The couple returned from a European honeymoon and settled down in a Tudor mansion at 5254 Los Feliz Blvd. on an acre, with its own golf course, pool and three car garage. Jack wasn’t doing much fighting. That summer the newlyweds attended the opening of the Olympic Auditorium. Then he and Estelle made a forgettable movie (bankrolled by Jack) called Manhattan Madness.
Jack was also on hand when his brother Barney opened a training gym at 534½ S. Spring St. in quarters that had once been home to the Los Angeles Athletic Club, and called it the Manhattan Gym after the Taylor-Dempsey film. Most people just called it “Dempsey’s.”
Finally, Jack agreed to a sixth title defense. He would meet Tunney in September 1926, almost two years since the Firpo battle. He worked with the great trainer Gus Wilson in Los Angeles then went east to New Jersey to set up camp.
Those who couldn’t afford a radio set could hear the returns broadcast via wire from the Loew’s State Theater at Seventh & Broadway.
The fight started at 6:45pm Los Angeles time. It went ten rounds. Jack fought well but took a beating at the hands of the younger Tunney. The crowd was stunned. Jack had been the champ for so long. Now, suddenly he wasn’t. His tongue-in-cheek comment to Estelle after the fight, “Honey, I forgot to duck,” became a catch phrase for a while.

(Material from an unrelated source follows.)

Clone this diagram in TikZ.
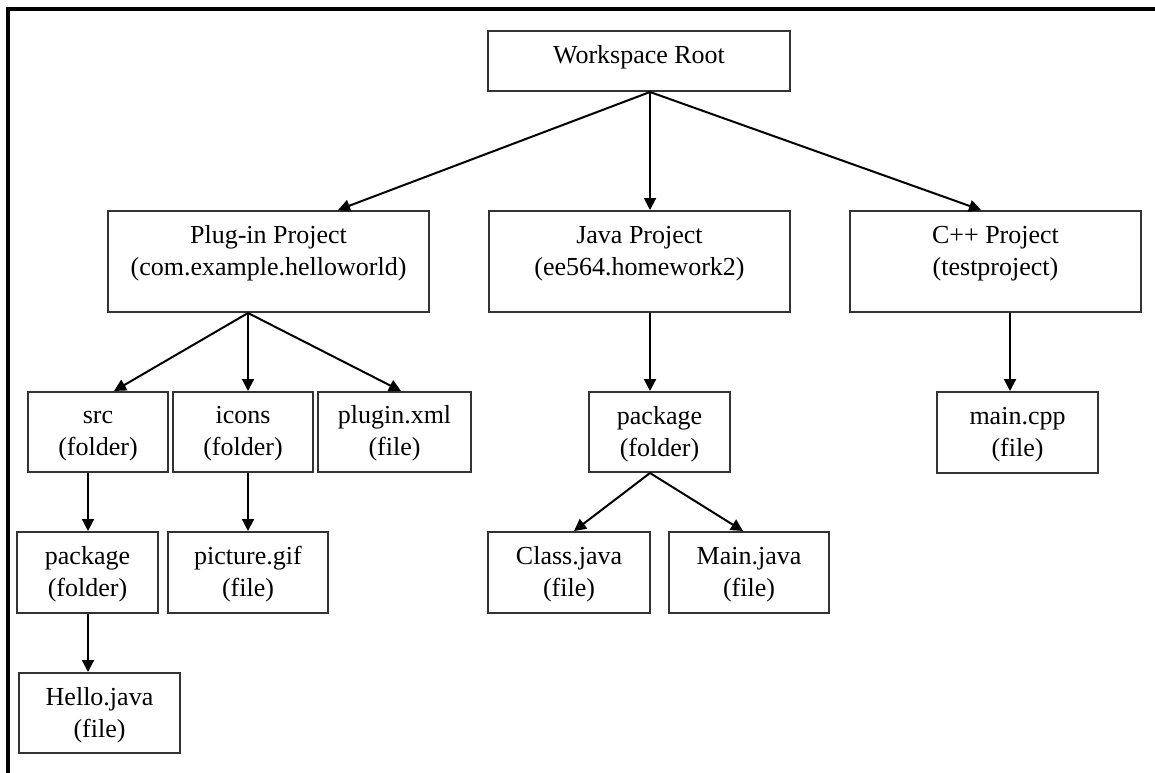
\documentclass[tikz,border=0pt]{standalone}
\usepackage{fontspec}
\setmainfont{Liberation Serif}
\usetikzlibrary{arrows.meta,calc}
\definecolor{boxgray}{HTML}{333333}
\begin{document}
\begin{tikzpicture}[x=1pt,y=-1pt,
  box/.style={draw=boxgray,line width=2pt,rectangle,inner sep=0pt,anchor=north west},
  lbl/.style={anchor=north,inner sep=0pt,align=center,font=\fontsize{26}{32}\selectfont,text=black},
  arr/.style={draw=black,line width=2pt,-{Triangle[width=12pt,length=12pt]}},
  frame/.style={draw=black,line width=4.5pt,line join=miter}]
\useasboundingbox (0,0) rectangle (1155,772);
\draw[frame] (1160,9) -- (8,9) -- (8,780);

% boxes
\node[box,minimum width=302pt,minimum height=60pt]  (root) at (487,30) {};
\node[box,minimum width=321pt,minimum height=101pt] (plug) at (107,210) {};
\node[box,minimum width=301pt,minimum height=101pt] (java) at (488,210) {};
\node[box,minimum width=291pt,minimum height=101pt] (cpp)  at (849,210) {};
\node[box,minimum width=140pt,minimum height=80pt]  (src)  at (27,391) {};
\node[box,minimum width=140pt,minimum height=80pt]  (icons) at (172,391) {};
\node[box,minimum width=153pt,minimum height=80pt]  (pxml) at (317,391) {};
\node[box,minimum width=141pt,minimum height=80pt]  (jpkg) at (588,391) {};
\node[box,minimum width=161pt,minimum height=81pt]  (mcpp) at (936,391) {};
\node[box,minimum width=141pt,minimum height=81pt]  (pkg)  at (16,531) {};
\node[box,minimum width=160pt,minimum height=81pt]  (pic)  at (167,531) {};
\node[box,minimum width=162pt,minimum height=81pt]  (cls)  at (487,531) {};
\node[box,minimum width=160pt,minimum height=81pt]  (mainj) at (668,531) {};
\node[box,minimum width=161pt,minimum height=80pt]  (hello) at (18,672) {};

% labels
\node[lbl] (root-t)  at ([yshift=-10.6pt]root.north)  {\strut Workspace Root};
\node[lbl] (plug-t)  at ([yshift=-10.6pt]plug.north)  {\strut Plug-in Project\\(com.example.helloworld)};
\node[lbl] (java-t)  at ([yshift=-10.6pt]java.north)  {\strut Java Project\\(ee564.homework2)};
\node[lbl] (cpp-t)   at ([yshift=-10.6pt]cpp.north)   {\strut C++ Project\\(testproject)};
\node[lbl] (src-t)   at ([yshift=-9.6pt]src.north)    {\strut src\\(folder)};
\node[lbl] (icons-t) at ([yshift=-9.6pt]icons.north)  {\strut icons\\(folder)};
\node[lbl] (pxml-t)  at ([yshift=-9.6pt]pxml.north)   {\strut plugin.xml\\(file)};
\node[lbl] (jpkg-t)  at ([yshift=-10.6pt]jpkg.north)  {\strut package\\(folder)};
\node[lbl] (mcpp-t)  at ([yshift=-10.6pt]mcpp.north)  {\strut main.cpp\\(file)};
\node[lbl] (pkg-t)   at ([yshift=-10.6pt]pkg.north)   {\strut package\\(folder)};
\node[lbl] (pic-t)   at ([yshift=-10.6pt]pic.north)   {\strut picture.gif\\(file)};
\node[lbl] (cls-t)   at ([yshift=-10.6pt]cls.north)   {\strut Class.java\\(file)};
\node[lbl] (mainj-t) at ([yshift=-10.6pt]mainj.north) {\strut Main.java\\(file)};
\node[lbl] (hello-t) at ([yshift=-10.6pt]hello.north) {\strut Hello.java\\(file)};

% connectors
\draw[arr] ([xshift=11pt]root.south) -- ([xshift=69.5pt]plug.north);
\draw[arr] ([xshift=11pt]root.south) -- ([xshift=10.5pt]java.north);
\draw[arr] ([xshift=11pt]root.south) -- ([xshift=-14.5pt]cpp.north);
\draw[arr] ([xshift=-20.5pt]plug.south) -- ([xshift=16pt]src.north);
\draw[arr] ([xshift=-20.5pt]plug.south) -- ([xshift=5pt]icons.north);
\draw[arr] ([xshift=-20.5pt]plug.south) -- ([xshift=6.5pt]pxml.north);
\draw[arr] ([xshift=10.5pt]java.south) -- ([xshift=-9.5pt]jpkg.north);
\draw[arr] ([xshift=14.5pt]cpp.south) -- ([xshift=-7.5pt]mcpp.north);
\draw[arr] ([xshift=-10pt]src.south) -- ([xshift=0.5pt]pkg.north);
\draw[arr] ([xshift=5pt]icons.south) -- (pic.north);
\draw[arr] ([xshift=0.5pt]pkg.south) -- ([xshift=-11.5pt]hello.north);
\draw[arr] ([xshift=-9.5pt]jpkg.south) -- ([xshift=5pt]cls.north);
\draw[arr] ([xshift=-9.5pt]jpkg.south) -- ([xshift=-6pt]mainj.north);
\end{tikzpicture}
\end{document}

The defeated champ returned to LA in late fall 1926 and soon started training for his rematch with Tunney in September 1927, the one that culminated in the controversial “long count” and another Tunney win. L.A still loved Jack. But with no more movie offers coming in and his marriage to Estelle breaking up (they divorced in 1931) he didn’t have much reason to stay in town and began pulling up stakes for New York, where he opened his successful restaurant in 1935. He died in 1983.